*Exercise goal*. Nothing but the lines from the line that contains "Convert this chart to Plotly code." through the line that contains "weeks = [1, 2, 3, 4]" should appear in the output, each reproduced exactly.

*Task inputs*.
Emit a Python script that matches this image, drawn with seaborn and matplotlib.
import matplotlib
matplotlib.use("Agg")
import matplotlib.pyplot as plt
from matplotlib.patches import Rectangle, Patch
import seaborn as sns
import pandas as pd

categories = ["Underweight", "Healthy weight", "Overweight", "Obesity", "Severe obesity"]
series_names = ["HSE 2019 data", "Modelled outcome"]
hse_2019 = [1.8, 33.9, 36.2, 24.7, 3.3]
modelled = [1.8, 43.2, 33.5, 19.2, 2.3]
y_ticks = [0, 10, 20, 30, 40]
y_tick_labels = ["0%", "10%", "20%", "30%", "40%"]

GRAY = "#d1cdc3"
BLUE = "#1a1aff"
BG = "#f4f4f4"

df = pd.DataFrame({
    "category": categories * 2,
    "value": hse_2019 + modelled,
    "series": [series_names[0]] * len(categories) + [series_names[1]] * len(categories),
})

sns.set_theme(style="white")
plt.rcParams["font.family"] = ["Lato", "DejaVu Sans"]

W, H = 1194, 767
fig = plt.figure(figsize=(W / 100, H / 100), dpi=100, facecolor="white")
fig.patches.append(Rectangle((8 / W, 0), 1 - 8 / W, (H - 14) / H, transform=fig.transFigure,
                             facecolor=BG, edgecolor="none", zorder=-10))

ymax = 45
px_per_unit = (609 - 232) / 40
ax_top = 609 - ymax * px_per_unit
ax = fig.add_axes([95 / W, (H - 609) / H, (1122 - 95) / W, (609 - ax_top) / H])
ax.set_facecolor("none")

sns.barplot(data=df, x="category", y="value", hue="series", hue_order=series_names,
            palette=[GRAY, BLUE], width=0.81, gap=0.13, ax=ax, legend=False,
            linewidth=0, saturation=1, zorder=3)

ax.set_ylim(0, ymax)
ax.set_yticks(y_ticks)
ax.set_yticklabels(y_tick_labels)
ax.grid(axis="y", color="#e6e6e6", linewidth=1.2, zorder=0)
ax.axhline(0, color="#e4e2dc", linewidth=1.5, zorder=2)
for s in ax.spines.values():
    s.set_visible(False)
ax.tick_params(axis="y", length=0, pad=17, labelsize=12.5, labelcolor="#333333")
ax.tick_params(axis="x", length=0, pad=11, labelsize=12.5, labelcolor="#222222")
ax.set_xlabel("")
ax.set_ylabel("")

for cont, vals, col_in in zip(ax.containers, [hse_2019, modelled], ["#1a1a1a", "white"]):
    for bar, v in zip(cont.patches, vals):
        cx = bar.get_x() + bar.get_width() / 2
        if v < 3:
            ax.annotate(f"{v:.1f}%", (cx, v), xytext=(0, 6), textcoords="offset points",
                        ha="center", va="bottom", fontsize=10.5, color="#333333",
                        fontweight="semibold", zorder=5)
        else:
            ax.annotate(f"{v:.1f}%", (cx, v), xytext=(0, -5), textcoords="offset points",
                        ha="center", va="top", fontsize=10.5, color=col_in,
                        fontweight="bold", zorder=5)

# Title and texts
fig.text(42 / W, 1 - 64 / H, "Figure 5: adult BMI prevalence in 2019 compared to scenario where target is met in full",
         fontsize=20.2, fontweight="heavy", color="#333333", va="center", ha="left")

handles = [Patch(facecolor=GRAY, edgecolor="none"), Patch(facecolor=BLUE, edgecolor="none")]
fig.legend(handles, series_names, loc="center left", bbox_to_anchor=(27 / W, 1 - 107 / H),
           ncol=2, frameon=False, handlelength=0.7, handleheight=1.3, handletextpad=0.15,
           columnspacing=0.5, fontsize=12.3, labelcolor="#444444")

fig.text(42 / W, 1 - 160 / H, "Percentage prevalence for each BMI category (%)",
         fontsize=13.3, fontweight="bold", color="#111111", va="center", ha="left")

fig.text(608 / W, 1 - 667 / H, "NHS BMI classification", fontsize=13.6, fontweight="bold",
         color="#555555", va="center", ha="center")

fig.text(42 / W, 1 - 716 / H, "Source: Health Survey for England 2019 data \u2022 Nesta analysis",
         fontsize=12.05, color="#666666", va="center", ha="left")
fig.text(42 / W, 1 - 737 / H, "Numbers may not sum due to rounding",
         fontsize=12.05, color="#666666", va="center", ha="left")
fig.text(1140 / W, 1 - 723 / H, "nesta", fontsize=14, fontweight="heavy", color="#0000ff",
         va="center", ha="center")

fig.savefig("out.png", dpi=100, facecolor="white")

---

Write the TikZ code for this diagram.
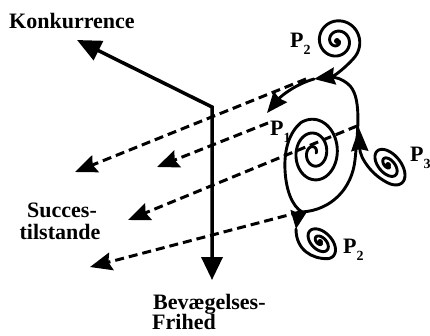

...

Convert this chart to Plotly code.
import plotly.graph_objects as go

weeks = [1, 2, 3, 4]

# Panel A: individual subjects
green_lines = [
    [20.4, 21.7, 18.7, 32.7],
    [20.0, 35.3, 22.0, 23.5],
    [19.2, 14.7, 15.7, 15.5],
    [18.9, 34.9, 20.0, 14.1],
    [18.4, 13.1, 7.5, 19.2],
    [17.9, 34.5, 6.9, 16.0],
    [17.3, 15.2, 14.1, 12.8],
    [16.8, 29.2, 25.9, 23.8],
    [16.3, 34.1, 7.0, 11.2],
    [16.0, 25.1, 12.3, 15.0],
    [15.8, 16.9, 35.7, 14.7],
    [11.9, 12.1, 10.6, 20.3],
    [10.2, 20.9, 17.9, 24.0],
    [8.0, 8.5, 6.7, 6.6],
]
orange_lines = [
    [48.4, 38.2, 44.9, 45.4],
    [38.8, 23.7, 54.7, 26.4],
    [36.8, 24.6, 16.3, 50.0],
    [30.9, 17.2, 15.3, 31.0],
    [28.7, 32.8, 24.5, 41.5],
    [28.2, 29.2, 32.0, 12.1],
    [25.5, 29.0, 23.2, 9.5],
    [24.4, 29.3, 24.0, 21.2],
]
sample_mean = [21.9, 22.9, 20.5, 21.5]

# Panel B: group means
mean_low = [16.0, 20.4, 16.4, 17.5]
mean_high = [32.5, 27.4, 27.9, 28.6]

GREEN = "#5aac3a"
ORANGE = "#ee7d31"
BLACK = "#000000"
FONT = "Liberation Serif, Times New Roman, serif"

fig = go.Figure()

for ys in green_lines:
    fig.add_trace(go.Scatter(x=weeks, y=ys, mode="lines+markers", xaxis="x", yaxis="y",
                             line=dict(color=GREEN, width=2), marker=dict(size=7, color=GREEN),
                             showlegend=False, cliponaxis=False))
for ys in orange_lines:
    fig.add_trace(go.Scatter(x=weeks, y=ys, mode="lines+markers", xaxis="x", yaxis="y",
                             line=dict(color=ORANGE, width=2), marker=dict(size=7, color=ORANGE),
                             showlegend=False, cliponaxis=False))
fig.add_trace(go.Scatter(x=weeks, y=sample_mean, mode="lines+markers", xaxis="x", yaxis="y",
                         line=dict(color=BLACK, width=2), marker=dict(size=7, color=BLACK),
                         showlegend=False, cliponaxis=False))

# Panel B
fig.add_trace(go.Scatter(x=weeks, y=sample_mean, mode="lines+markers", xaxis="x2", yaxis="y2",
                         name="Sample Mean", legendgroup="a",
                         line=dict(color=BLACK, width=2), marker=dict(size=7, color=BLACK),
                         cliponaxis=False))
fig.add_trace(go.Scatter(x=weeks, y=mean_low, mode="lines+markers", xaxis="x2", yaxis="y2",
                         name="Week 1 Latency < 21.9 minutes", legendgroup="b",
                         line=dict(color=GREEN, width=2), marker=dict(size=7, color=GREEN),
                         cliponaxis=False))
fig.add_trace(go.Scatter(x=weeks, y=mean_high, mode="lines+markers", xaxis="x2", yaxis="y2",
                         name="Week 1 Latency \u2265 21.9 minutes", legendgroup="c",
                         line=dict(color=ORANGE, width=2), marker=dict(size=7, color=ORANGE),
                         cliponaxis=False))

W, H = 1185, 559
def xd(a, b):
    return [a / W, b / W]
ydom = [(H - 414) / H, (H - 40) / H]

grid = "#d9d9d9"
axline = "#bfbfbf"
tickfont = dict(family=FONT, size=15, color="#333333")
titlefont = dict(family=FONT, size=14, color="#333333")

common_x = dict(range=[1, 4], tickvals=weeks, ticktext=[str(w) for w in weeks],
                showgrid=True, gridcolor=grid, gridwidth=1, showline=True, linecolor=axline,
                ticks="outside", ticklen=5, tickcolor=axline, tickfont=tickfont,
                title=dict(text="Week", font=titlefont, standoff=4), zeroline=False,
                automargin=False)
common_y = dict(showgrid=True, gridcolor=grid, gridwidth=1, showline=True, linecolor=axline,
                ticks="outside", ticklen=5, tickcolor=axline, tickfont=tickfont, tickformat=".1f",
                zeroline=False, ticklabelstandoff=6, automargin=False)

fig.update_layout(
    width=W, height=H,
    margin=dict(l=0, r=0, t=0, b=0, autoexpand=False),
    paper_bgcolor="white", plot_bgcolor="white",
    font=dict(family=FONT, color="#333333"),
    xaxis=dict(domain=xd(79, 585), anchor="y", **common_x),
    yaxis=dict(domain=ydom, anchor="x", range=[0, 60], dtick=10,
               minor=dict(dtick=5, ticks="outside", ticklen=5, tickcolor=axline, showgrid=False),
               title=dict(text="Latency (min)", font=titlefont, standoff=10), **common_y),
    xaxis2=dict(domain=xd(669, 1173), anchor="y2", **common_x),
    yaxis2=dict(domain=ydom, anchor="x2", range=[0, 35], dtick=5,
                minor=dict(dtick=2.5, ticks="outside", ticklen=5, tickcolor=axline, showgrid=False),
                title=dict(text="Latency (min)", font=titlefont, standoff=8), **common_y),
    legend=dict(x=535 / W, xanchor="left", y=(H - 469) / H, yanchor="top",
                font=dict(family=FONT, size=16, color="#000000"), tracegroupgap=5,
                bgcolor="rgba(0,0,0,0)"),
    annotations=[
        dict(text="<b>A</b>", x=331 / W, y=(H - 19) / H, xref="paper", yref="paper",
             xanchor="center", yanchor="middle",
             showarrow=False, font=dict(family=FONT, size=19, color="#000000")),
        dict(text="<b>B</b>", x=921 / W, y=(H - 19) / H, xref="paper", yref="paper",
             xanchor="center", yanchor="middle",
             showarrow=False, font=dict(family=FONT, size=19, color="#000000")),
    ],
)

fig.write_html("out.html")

*Result of this exercise*.
Convert this chart to Plotly code.
import plotly.graph_objects as go

weeks = [1, 2, 3, 4]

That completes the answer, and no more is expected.